El salmista recuerda cuál es el fin de los impíos: su vida es como un deslizadero, caer en asolamiento, la muerte, perecer, ser consumidos de terror, su vida y su prosperidad es como un sueño, como un soplo, meramente una apariencia. ¿En eso quiere convertirse el que está llamado a servir a Dios por siempre y para siempre? ¡Creo que su situación no es envidiable!
El salmista sale vencedor de la crisis, y al disiparse la oscuridad mira la luz con renovada intensidad; contempla a Dios como su don más precioso, y su intimidad con él se acrecienta todavía más.
Así que en la cuarta sección testifica que por más dura que fue su experiencia, jamás abandonó a Dios, ni el Supremo le soltó la mano (v. 23). En su lugar, con su consejo le guió a la resolución de todas sus dudas; fue su instrucción la que le volvió al camino y a la completa certeza de la fe (v. 24).

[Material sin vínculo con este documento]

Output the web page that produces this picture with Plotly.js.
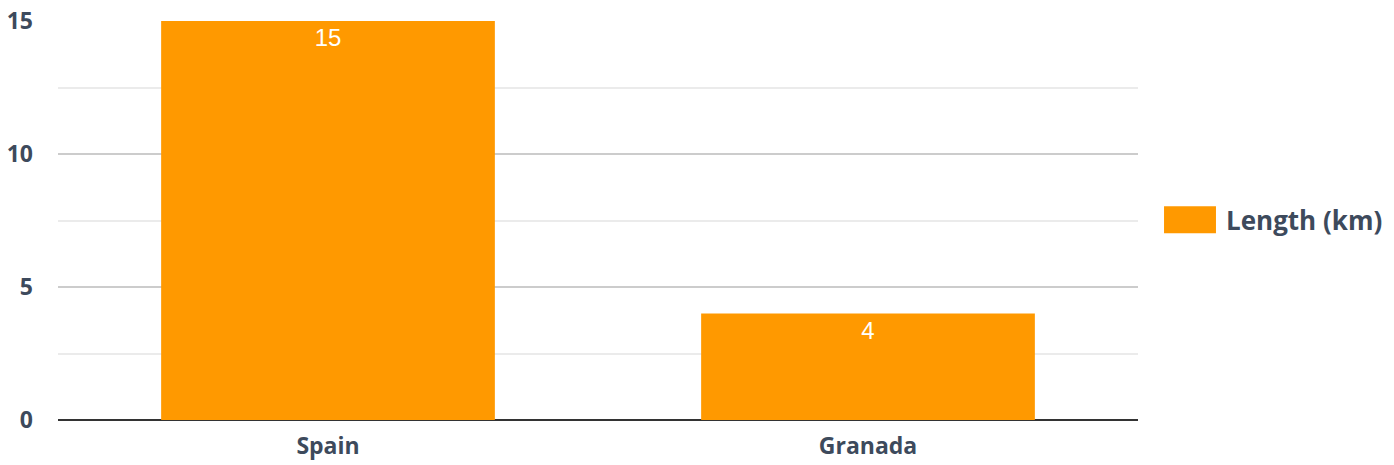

Ahora podía mirar mucho más allá y saber que, pese a los males de esta vida, al final “me recibirás en gloria”.
Me fascina el verso 25: “¿A quién tengo en los cielos sino a ti? Y fuera de ti nada deseo en la tierra”. Aunque su cuerpo pueda desfallecer, y humanamente se debilite y padezca, Dios será siempre la roca de su corazón y su mayor riqueza; su motivo de eterna alegría (v. 26).
La resolución del conflicto consistió en que, contemplando a Dios en la quietud, el salmista consigue reubicar en su respectivo orden las prioridades de la vida. Entiende y aprecia lo terrenal a la luz de lo sempiterno, y lo visible a la luz de lo invisible.
Sólo así, comprende que el impío perderá su alma (Lucas 12:20), mientras que el fiel vivirá junto a Dios para siempre.
Al final, la conclusión del salmo retoma los aprendizajes de su experiencia: Todos los que se alejan y se apartan de Dios perecerán (v. 27), pero en cuanto a mí (¿te acuerdas?) “el acercarme a Dios es el bien”.
La palabra “bien”, tob, forma la inclusión mayor del salmo con el verso 1. El salmista entendió cuál era el sentido del “bien” del primer verso; no siempre será visible en la dimensión terrenal, pero es permanente en la espiritual.
Ahora a sus ojos el “bien” de los impíos ya no tiene ningún valor. En cuanto a él, acercarse a Dios es el bien verdadero; el que anhela todo su ser.